Cumhurbaşkanı Erdoğan’ın “Teknolojik olarak bir S-400 üç Patriot’a bedel. Buna rağmen biz şartları görelim. Eğer şartlar S-400 ile eşit bile olsa biz Patriot alırız” açıklaması da bu konuda bir gelişme olacağı şeklinde yorumlanıyor.

Tabi bu arada Türk Hava Yolları’nın ABD’li uçak üreticisi Boeing’den 100’ün üzerinde uçak alacağının açıklanması ve Patriot sistemlerinin de Türkiye’ye satılma olasılığının gündeme gelmesini birlikte değerlendirdiğimizde bu sürecin çözümünde ABD’nin Türkiye’ye milyarlarca dolarlık satış yapma fırsatının da rolü olduğunu vurgulamak gerekir.

Türkiye’nin ekonomik sorunları çözülmüş mü oldu?

ABD ile yaşanan S-400 konusunda yaşanan soruna yönelik “bir hal çaresine bakarız” yaklaşımı Türkiye’nin ekonomik sorunlarının ortadan kalktığı anlamına gelmez. Yüklü miktarda borç stoku, artan bütçe açıkları hala çok yüksek seyreden enflasyon oranı, küçülen ekonomi, işini kaybeden milyonlar ile birlikte değerlendirdiğimizde ekonomik sorunları dağ gibi önümüzde durduğunu söyleyebiliriz. Üstelik buna bir de 23 Haziran seçimleri sonrasında oluşan siyasi ortama baktığımızda, AKP’nin içinden çıkan siyasetçilerin yeni partiler kuracaklarına ilişkin açıklamalar, siyasetin yeniden hareketleneceği ve bir olası erken genel seçimin gündeme geleceğini açıkça işaret etmektedir.
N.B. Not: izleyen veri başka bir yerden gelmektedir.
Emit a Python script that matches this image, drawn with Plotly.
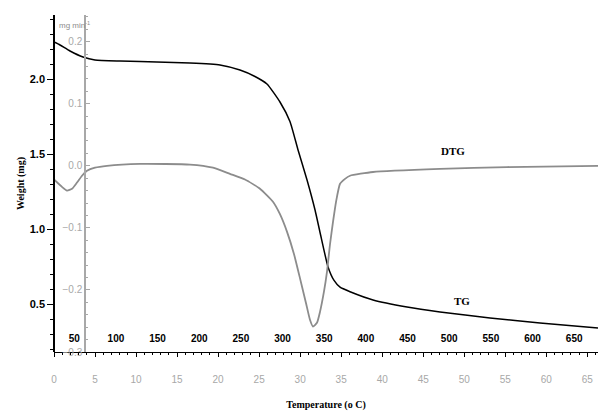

Bütün bunları birlikte değerlendirdiğimizde kurlarda yaşanması muhtemel her geri çekilmenin yabancı yatırımcıların fonlarını Türkiye’den çıkarmak için bir alım fırsatı yaratacağını unutmamalıyız.

Döviz tevdiat hesaplarında yüklü miktarda döviz bulunduran yurtiçi yerleşiklerin bütün bu gelişmeleri nasıl yorumlayacağı ve döviz pozisyonlarında bir azalmaya gidip gitmeyecekleri çok belirleyici olacaktır. Eğer vatandaşlar dövizden çıkmaya başlarlar ise bu kurlarda bir miktar gerilemenin yaşanmasına neden olabilir ancak bu ihtimalin düşük olduğunu tahmin ediyorum. Çünkü aslında her şey ortada olduğu gibi duruyor. Sorunları çözmeye yönelik ciddi adımlar atılmadığı sürece döviz kurları da yüksek seviyelerini koruyacaktır.